As parents, we all just want to connect with our children better, right? Read on for six great ways to connect with your kids.
The relationship between a parent and their child is unique and wonderful. Getting to watch a child grow and learn and become their own individual is a beautiful experience that, as a parent, you are lucky to get to be a part of.
Whether it be because of time constraints, or your child pulling away, you can often find yourself in a situation where you want to strengthen the relationship you have with your child.
If you are struggling to connect with your child, here are a few methods to try.
Try to make physical contact with your child 12 times a day
The physical connection between you and your child is an important one.
When they are a baby, you are constantly holding and touching them. The older that your child gets, the less you end up connecting with them on a physical basis every day.

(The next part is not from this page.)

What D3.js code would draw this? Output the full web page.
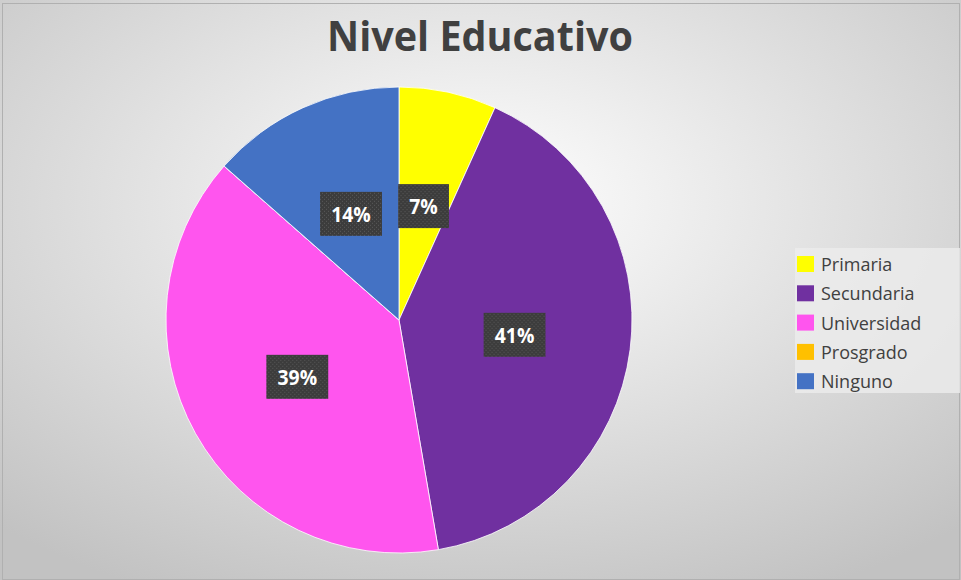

Make it a goal to give your child 12 hugs a day. Cuddle while you watch a movie, scratch their back, or give them a kiss. Just making an effort to make those 12 daily hugs a priority will drastically improve the relationship that the two of you have.
If your child is older and rebuffs these efforts, keep in mind that you will have to ease into this physical connection.
Put the screens down
When you are interacting with your child, make sure that your phone is put away.
Let them know that they have your attention and that they are what is most important, not your phone. Even if you’re just cuddling and watching a movie together, try not to have your phone out at the same time.
If you have to put it in another room to make it work, do it.
Memories are made when you play and laugh with your child.
Playing helps your child learn to cooperate, and laughter will help them let go of anxieties and those feelings or emotions that are holding them back.
You can make even ordinary daily activities a game. Make things fun, and encourage that fun multiple times a day.
Don’t underestimate the power of one on one time
Even if it is just 15 minutes a day, pencil in time to spend time alone with your child.
In a busy day, it’s hard to set that time aside. Even if it’s just time while the two of you are driving together, or it’s reading books together before bed.
Try to make it a priority to spend time outside of the house together, and have an outing at least once a month where it is just the two of you.
If you have more than one child, have a different outing planned for each child, so they are able to get the undivided attention from you that they need to nurture the relationship you have.
Expressing emotion is important, and you want to cultivate that.
If your child is upset, let them express it. It’s often hard to let your child be upset, because we want them to be happy, or their tantrum is happening at an inconvenient time. Help your child heal those upsets, and let them face those emotions.
There is a lot of trust involved when your child lets themselves be sad with you. And that is important. Offer an understanding of the pain and hurt that they are feeling. Tell them that it is okay to feel that way.
We often rush through everything.
With a jam packed schedule, it’s easy to rush your child to their next task, or shoo them away so you can finish what you’re working on.
Every interaction that you have with your child is an opportunity to connect, so don’t take them all for granted.
Force yourself to slow down, not even just for the sake of your child. But for yourself, as well.
Do they want to touch every strawberry before putting it into the smoothie? Let them.
Do they want to stop to smell flowers, pick up rocks, or look at an ant on the porch? Let them.
Slow down. Appreciate these things with your child, and acknowledge these slow moments that help the two of you connect.